Huston Smith in his seminal book, The World's Religions, 1958, noted the three types of prayer that I was referring to earlier.  Universal to all religions, both oral and written, they are: 1.) The Asking Prayer,  "Please help me."  2.) The Prayer of Gratitude, "Thank you."  And 3.) The Prayer of Silent Union with The Divine, where we loose our sense of self and become one with everything.

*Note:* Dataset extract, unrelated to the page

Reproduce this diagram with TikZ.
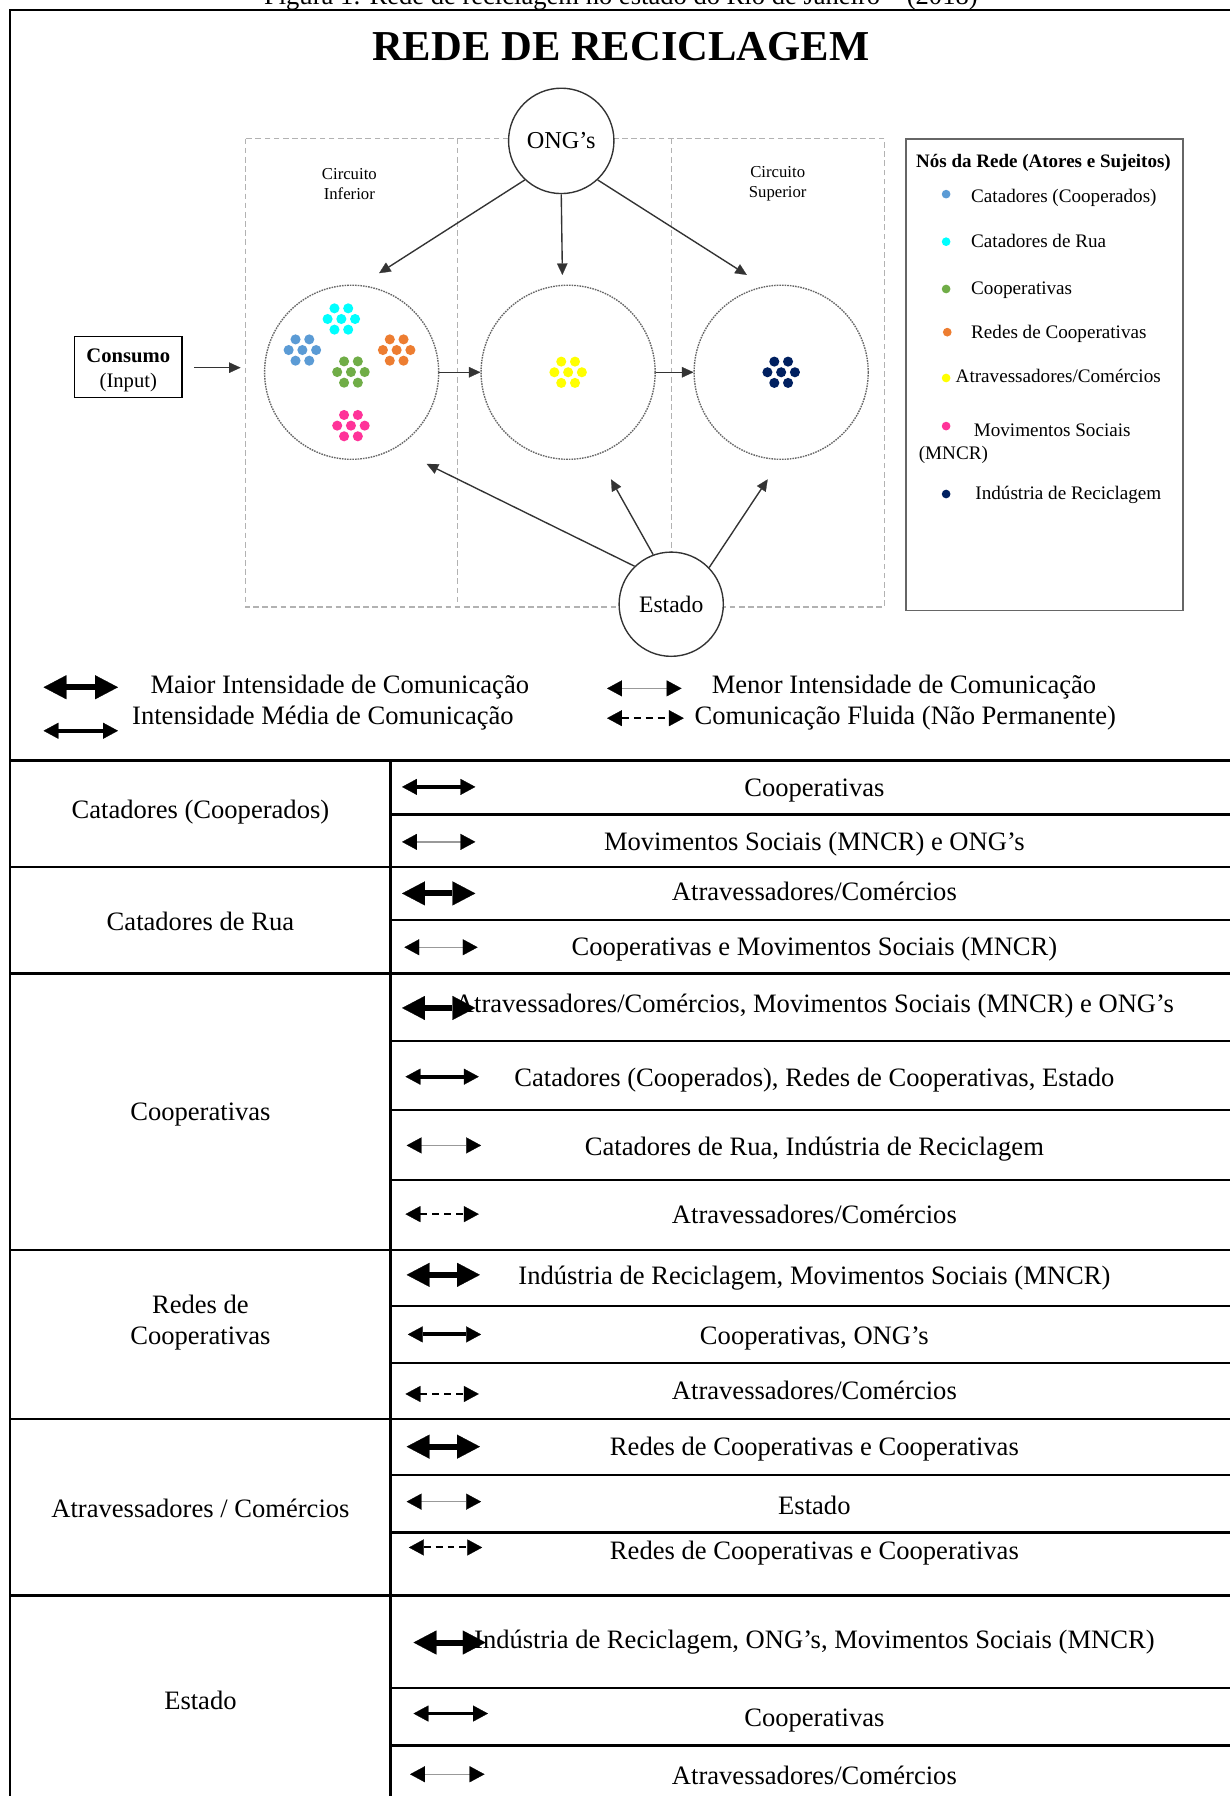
\documentclass[tikz,border=0pt]{standalone}
\usepackage{fontspec}
\setmainfont{Liberation Serif}
\usetikzlibrary{arrows.meta}
\definecolor{cBlue}{HTML}{5B9BD5}
\definecolor{cCyan}{HTML}{00FFFF}
\definecolor{cGreen}{HTML}{70AD47}
\definecolor{cOrange}{HTML}{ED7D31}
\definecolor{cYellow}{HTML}{FFFF00}
\definecolor{cPink}{HTML}{FF3399}
\definecolor{cNavy}{HTML}{002060}
\newcommand{\dotflower}[3]{%
  \foreach \dx/\dy in {-6/-9.3,6/-9.3,-12/0,0/0,12/0,-6/9.3,6/9.3}{\fill[#3] (#1+\dx,#2+\dy) circle[radius=2.2pt];}}
% id, style, x1, x2, arrow y, text y, text
\newcommand{\relrow}[7]{%
  \coordinate (#1a) at (#3,#5);
  \coordinate (#1b) at (#4,#5);
  \node[txt] (#1t) at (711,#6) {#7};
  \draw[#2] (#1a) -- (#1b);}
\tikzset{
  TipL/.tip={Triangle[length=10pt,width=10.5pt,line width=0.1pt]},
  TipS/.tip={Triangle[length=6.5pt,width=7pt,line width=0.1pt]},
  TipK/.tip={Triangle[length=6.5pt,width=7pt,line width=0.1pt,color=black]},
  TipD/.tip={Triangle[length=5pt,width=4.6pt,line width=0.1pt]},
  maior/.style={line width=2.6pt, TipL-TipL},
  media/.style={line width=1.7pt, TipS-TipS},
  menor/.style={line width=0.6pt, draw=black!40, TipK-TipK},
  fluida/.style={line width=0.9pt, dash pattern=on 3pt off 2.2pt, TipS-TipS},
  diag/.style={draw=black!80, line width=0.6pt, -TipD},
  txt/.style={inner sep=0pt, yshift=-1.5pt, font=\fontsize{11.6}{14}\selectfont, text height=0.68em, text depth=0.22em},
  legtxt/.style={inner sep=0pt, yshift=-0.4pt, anchor=west, font=\fontsize{8.35}{10}\selectfont, text height=0.68em, text depth=0.22em},
  legdot/.style={circle, inner sep=0pt, minimum size=3.8pt},
  actor/.style={circle, fill=white, draw=black!80, line width=0.6pt, inner sep=0pt},
  bigcirc/.style={circle, minimum size=76pt, inner sep=0pt, draw=black!60, line width=0.6pt, dash pattern=on 0.7pt off 0.45pt},
  zone/.style={draw=black!30, line width=0.5pt, dash pattern=on 2.5pt off 1.5pt},
  tline/.style={line width=1pt}
}
\begin{document}
\begin{tikzpicture}[x=0.5pt,y=-0.5pt]
\useasboundingbox (0,0) rectangle (1073,1568);
\fill[white] (0,0) rectangle (1073,1568);

% cut caption (cut by the top edge, as in the reference)
\node[anchor=base, inner sep=0pt, font=\fontsize{11.6}{14}\selectfont] (caption) at (542,3.5) {Figura 1: Rede de reciclagem no estado do Rio de Janeiro – (2018)};

% frame
\draw[line width=1pt] (9,1620) -- (9,9) -- (1120,9);

% title
\node[anchor=base, inner sep=0pt, font=\bfseries\fontsize{18.6}{22}\selectfont] (title) at (542,52.5) {REDE DE RECICLAGEM};

% zones
\draw[zone] (214,121) rectangle (772,530);
\draw[zone] (399.6,121) -- (399.6,530);
\draw[zone] (586,121) -- (586,530);
\node[align=center, inner sep=0pt, font=\fontsize{7.3}{8.7}\selectfont] (cinf) at (305,160.5) {Circuito\\Inferior};
\node[align=center, inner sep=0pt, font=\fontsize{7.3}{8.7}\selectfont] (csup) at (679,160.5) {Circuito\\Superior};

% big circles
\node[bigcirc] (cL) at (307,325) {};
\node[bigcirc] (cM) at (496,325) {};
\node[bigcirc] (cR) at (682,325) {};
\dotflower{298}{278.5}{cCyan}
\dotflower{264}{305.6}{cBlue}
\dotflower{346.3}{305.6}{cOrange}
\dotflower{306.4}{324.8}{cGreen}
\dotflower{306.4}{371.6}{cPink}
\dotflower{496}{325}{cYellow}
\dotflower{682}{325}{cNavy}
\draw[diag] (cL) -- (cM);
\draw[diag] (cM) -- (cR);

% ONG's and Estado
\node[actor, minimum size=46pt, font=\fontsize{10.6}{12}\selectfont] (ong) at (490,123) {ONG’s};
\node[actor, minimum size=45.5pt, font=\fontsize{10.3}{12}\selectfont] (estado) at (586,527.5) {Estado};
\coordinate (ongL) at (331,238.5);
\coordinate (ongM) at (491,240);
\coordinate (ongR) at (652,240);
\draw[diag] (ong.227) -- (ongL);
\draw[diag] (ong.270) -- (ongM);
\draw[diag] (ong.313) -- (ongR);
\coordinate (estL) at (372.5,405);
\coordinate (estM) at (533.4,418.5);
\coordinate (estR) at (670.2,418.5);
\draw[diag] (estado.134) -- (estL);
\draw[diag] (estado.110) -- (estM);
\draw[diag] (estado.44) -- (estR);

% consumo
\node[draw, line width=0.6pt, minimum width=47pt, minimum height=26.5pt, inner sep=0pt] (consumo) at (112,320.5) {};
\node[inner sep=0pt, align=center, font=\fontsize{9}{11}\selectfont] (consumoT) at (112,323.5) {\textbf{Consumo}\\(Input)};
\coordinate (consIn) at (210,321);
\draw[diag, shorten <=5pt] (consumo.east |- consIn) -- (consIn);

% legend box
\node[draw=black!60, line width=0.8pt, minimum width=121pt, minimum height=206pt, inner sep=0pt] (legbox) at (912,327) {};
\node[inner sep=0pt, font=\bfseries\fontsize{8.3}{10}\selectfont] (legtitle) at (911,142) {Nós da Rede (Atores e Sujeitos)};
\node[legdot, fill=cBlue] (d1) at (826,169.5) {};
\node[legdot, fill=cCyan] (d2) at (826,211) {};
\node[legdot, fill=cGreen] (d3) at (826,252.3) {};
\node[legdot, fill=cOrange] (d4) at (827,290) {};
\node[legdot, fill=cYellow] (d5) at (826,330) {};
\node[legdot, fill=cPink] (d6) at (826,372) {};
\node[legdot, fill=cNavy] (d7) at (826,431.3) {};
\node[legtxt] (l1) at (847.5,171) {Catadores (Cooperados)};
\node[legtxt] (l2) at (847.5,211) {Catadores de Rua};
\node[legtxt] (l3) at (847.5,252) {Cooperativas};
\node[legtxt] (l4) at (847.5,290) {Redes de Cooperativas};
\node[legtxt] (l5) at (834,328.3) {Atravessadores/Comércios};
\node[legtxt] (l6) at (849.8,375.4) {Movimentos Sociais};
\node[legtxt] (l6b) at (801.8,395.8) {(MNCR)};
\node[legtxt] (l7) at (851.2,430.7) {Indústria de Reciclagem};

% intensity legend
\coordinate (k1a) at (38,600); \coordinate (k1b) at (103,600);
\draw[maior] (k1a) -- (k1b);
\node[txt, anchor=west] (k1t) at (131,598) {Maior Intensidade de Comunicação};
\coordinate (k2a) at (38,638); \coordinate (k2b) at (103,638);
\draw[media] (k2a) -- (k2b);
\node[txt, anchor=west] (k2t) at (115,625) {Intensidade Média de Comunicação};
\coordinate (k3a) at (530,601); \coordinate (k3b) at (595,601);
\draw[menor] (k3a) -- (k3b);
\node[txt, anchor=west] (k3t) at (621,598) {Menor Intensidade de Comunicação};
\coordinate (k4a) at (530,627); \coordinate (k4b) at (597,627);
\draw[fluida] (k4a) -- (k4b);
\node[txt, anchor=west] (k4t) at (606,625) {Comunicação Fluida (Não Permanente)};

% table grid
\foreach \yy in {664,757,850,1091,1239,1393} {\draw[tline] (9,\yy) -- (1120,\yy);}
\foreach \yy in {711,803,909,969,1030,1140,1190,1288,1338,1474,1524} {\draw[tline] (341,\yy) -- (1120,\yy);}
\draw[tline] (341,664) -- (341,1620);

% left labels
\node[txt] (lab1) at (175,707) {Catadores (Cooperados)};
\node[txt] (lab2) at (175,805) {Catadores de Rua};
\node[txt] (lab3) at (175,971) {Cooperativas};
\node[align=center, inner sep=0pt, font=\fontsize{11.6}{13.5}\selectfont] (lab4) at (175,1155) {Redes de\\Cooperativas};
\node[txt] (lab5) at (175,1317) {Atravessadores / Comércios};
\node[txt] (lab6) at (175,1485) {Estado};

% right rows
\relrow{ra}{media}{351}{415}{687}{688}{Cooperativas}
\relrow{rb}{menor}{351}{415}{735}{735}{Movimentos Sociais (MNCR) e ONG’s}
\relrow{rc}{maior}{351}{415}{780}{779}{Atravessadores/Comércios}
\relrow{rd}{menor}{353}{417}{827}{827}{Cooperativas e Movimentos Sociais (MNCR)}
\relrow{re}{maior}{351}{415}{880}{876}{Atravessadores/Comércios, Movimentos Sociais (MNCR) e ONG’s}
\relrow{rf}{media}{354}{418}{940}{941}{Catadores (Cooperados), Redes de Cooperativas, Estado}
\relrow{rg}{menor}{355}{420}{1000}{1001}{Catadores de Rua, Indústria de Reciclagem}
\relrow{rh}{fluida}{354}{418}{1060}{1061}{Atravessadores/Comércios}
\relrow{ri}{maior}{355}{419}{1113}{1114}{Indústria de Reciclagem, Movimentos Sociais (MNCR)}
\relrow{rj}{media}{356}{420}{1165}{1166}{Cooperativas, ONG’s}
\relrow{rk}{fluida}{354}{418}{1217}{1214}{Atravessadores/Comércios}
\relrow{rl}{maior}{355}{419}{1263}{1263}{Redes de Cooperativas e Cooperativas}
\relrow{rm}{menor}{355}{420}{1311}{1315}{Estado}
\relrow{rn}{fluida}{357}{421}{1351}{1354}{Redes de Cooperativas e Cooperativas}
\relrow{ro}{maior}{361}{424}{1434}{1432}{Indústria de Reciclagem, ONG’s, Movimentos Sociais (MNCR)}
\relrow{rp}{media}{361}{426}{1496}{1500}{Cooperativas}
\relrow{rq}{menor}{358}{423}{1549}{1550}{Atravessadores/Comércios}
\end{tikzpicture}
\end{document}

From the asking prayer, I've heard that we can get three different answers: "Yes, of course."  "Yes, but later."  And, "No, I have something better for you."  All worthy of gratitude.  And when we loose ourselves in oneness, doing what we absolutely love, be it dancing in the waves or climbing a mountain peak, we have reached a state of bliss and what is not to be grateful for there.  So, yes, gratitude.  It is what keeps the world going round and helps us to attain humanity's greatest desire, Peace, both within and without.

So, let's pick up the reins, together and come round to a unity of being, reaching for and finding gratitude, as often as possible, in every moment of every day.